There was HN thread asking the same question [2]

Having said this, none of my services were targetted by ddos, it made me thinking that maybe maintaining a list of 'healthy' clients IP addresses during good time and then banning anything from outside of that list in bad times? Sounds lame I know, I wait for ideas emerging in this thread :)

[1] https://news.ycombinator.com/item?id=22144369

[2] https://news.ycombinator.com/item?id=12376596



Yeah essentially this. Then have something crawl your database and find IP's that are crawling your dummy pages, and block those. Most of it is EC2/GCP instances and Azure VMs that people spin up with stolen cards, so you have to block a lot of 3rd party vendors. OVH and some others came up often. Lot's of crawling companies were using end user VPNs, so those are harder to block.

The best thing I found was dummy pages to block IPs of bad actors. Also, serving different urls with JS enabled versus disabled, but showing your page as something that works without JS.

Unfortunately, as good as CloudFlare is, their layer-7 isn't going to help you if someone is targeting you.


Cloudflare's layer-7 protection is crap, but it's still orders of magnitude more effective than anything Linode or Hetzner can pull off.

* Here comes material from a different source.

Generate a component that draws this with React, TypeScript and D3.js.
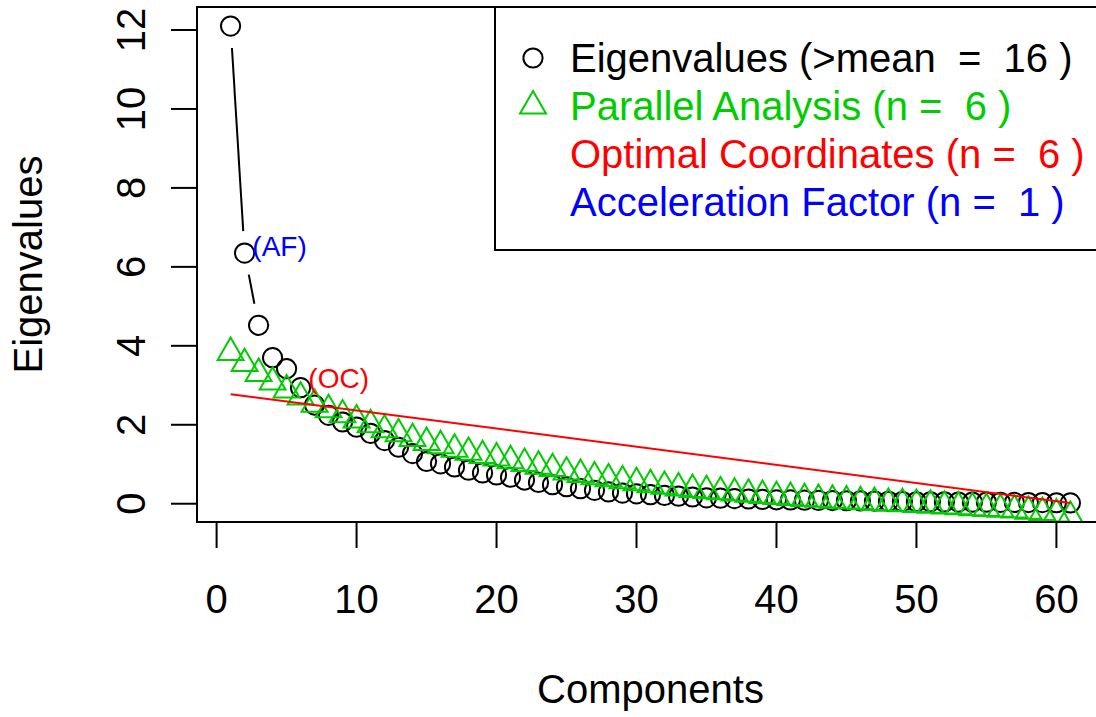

Any major cloud or datacenter can block an old-fashioned UDP flood these days, but botnets have evolved too. Now they speak TLS and HTTP/2, and can send (relatively) small amounts of traffic to select endpoints to generate a large load.

In addition to blocking layer-3 and layer-4 floods, the DDoS mitigation service needs to MITM all your layer-7 traffic in order to determine which requests are legit. Cloudflare can do this (to some extent). AWS WAF can do this. Regular hosting companies can't, unless you use their load balancer and let them manage your TLS keys for you.


why would i care about udp when i run only tcp?


If I saturate your uplink with UDP, none of your TCP is going to get through. Before you have a chance to drop it at your firewall. You have to get your ISP to do that for you, and hope there isn't too much traffic for their uplink.